CT : J’ai travaillé au début avec les artistes pour comprendre ce qu’ils désiraient. Je me suis aussi énormément documentée sur l’écriture théâtrale pour clowns. C’était une chose nouvelle pour moi, et j’étais absolument ravie d’apprendre des choses que j’ignorais. J’avais surtout peur de décevoir ces jeunes personnes qui m’avaient fait confiance. J’ai fait beaucoup de documentation sur la menstruation, j’ai lu plein d’auteurs contemporains, et j’ai bossé la pièce. J’ai été ravie que le texte ait plu à Achille et son équipe, et encore plus, qu’elle ait plu au public, et que la pièce continue sa petite vie de pièce de théâtre.
BL : L’une des originalités de « 2500 jours et nuits », c’est de s’adresser à tous les genres humains et de réussir à démystifier certaines croyances. Pourquoi avoir choisi ce thème très peu abordé dans les œuvres littéraires ?
CT : Mon travail d’écriture a toujours été sous-tendu par une certaine recherche d’originalité. Plus généralement, dans toutes mes entreprises de vie, je déteste les chemins battus. Pour ce qui est spécifiquement de la littérature, j’aime travailler sur des sujets peu éculés, ou alors, j’essaie d’apporter de l’originalité dans l’approche d’écriture. C’est donc une des choses qui m’a aussi séduite dans ce projet, le fait que la thématique de la menstruation ne soit pas le premier sujet auquel l’on pense, quand l’on pense « théâtre ».
BL : Dans votre roman, l’orgasme douloureux, vous écrivez sur un pays imaginaire qui vit sous le joug d’un dirigeant tout-puissant, quelle place donnez-vous à l’humour dans vos œuvres ?
CT : Oui, un dirigeant trop dur… Je pense que l’humour est une arme imparable pour pouvoir supporter l’insupportable. J’ai une admiration étonnée pour les personnes qui arrivent réellement à se prendre au sérieux. Je me dis que la seule façon raisonnable de supporter l’existence humaine, c’est de dédramatiser, et de ne surtout pas vivre coincé des f… Je pratique abondamment l’autodérision. Je suis de l’Ouémé, un département du Bénin reconnu (si tel n’était pas le cas, j’en serais blessée – rires) comme le siège national de la gouaille et de la dérision. Disons que chez moi, la pratique de l’humour est de l’ordre de l’atavique. Elle se transmet par les gènes, et j’en ai naturellement hérité. C’est encore un autre défi que de le pouvoir traduire en écrits. J’estime que c’est un travail passionnant de chercher à mettre le mot juste pour provoquer le sourire voire le rire chez le lecteur. Je rêve du jour où, ayant vu dans un endroit public, une personne en train de lire un livre et en train de se marrer toute seule, je me rendrais compte que cette personne lit un de mes livres.

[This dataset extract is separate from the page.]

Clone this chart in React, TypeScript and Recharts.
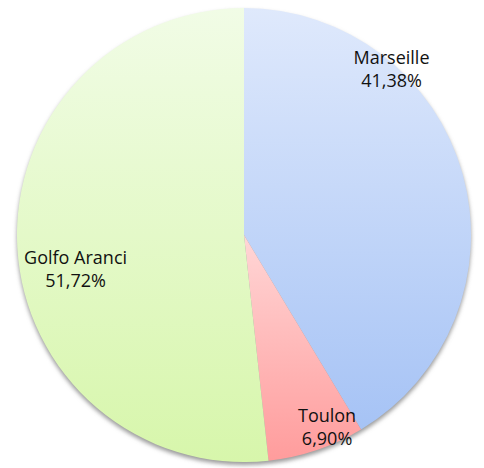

BL : « 2500 jours et nuits » est jouée depuis peu dans tout le Bénin pratiquement. Qu’attendez-vous des lecteurs qui tiennent en main la pièce de théâtre « 2500 jours et nuits » ou des spectateurs qui vont la voir sur scène ?
CT : J’espère juste que ces personnes aiment ce qu’elles voient, ce qu’elles lisent. J’ai eu de très bons retours, et je reste néanmoins ouverte pour toute remarque, toute suggestion. Je m’étais fait la promesse de n’éditer du théâtre qu’après l’avoir fait jouer. Je suis très reconnaissante à la compagnie qui a créé ce spectacle, et l’a joué au Bénin et également au Togo. Je souhaite que cette belle aventure se poursuive. C’est de l’ordre de la magie, de voir ses mots prendre vie sur scène.
BL : Quel est votre mot de fin pour cet entretien ?
CT : Je vous dis merci pour cette interview et je remercie également toutes celles et tous ceux qui vont encore au théâtre, qui lisent encore du théâtre. Merci.
Très belle interview
Merci beaucoup !
Je remercie encore une fois Biscottes Littéraires pour cette interview, qui est la toute première que j’accorde au sujet de a pièce « 2500 Jours et Nuits ».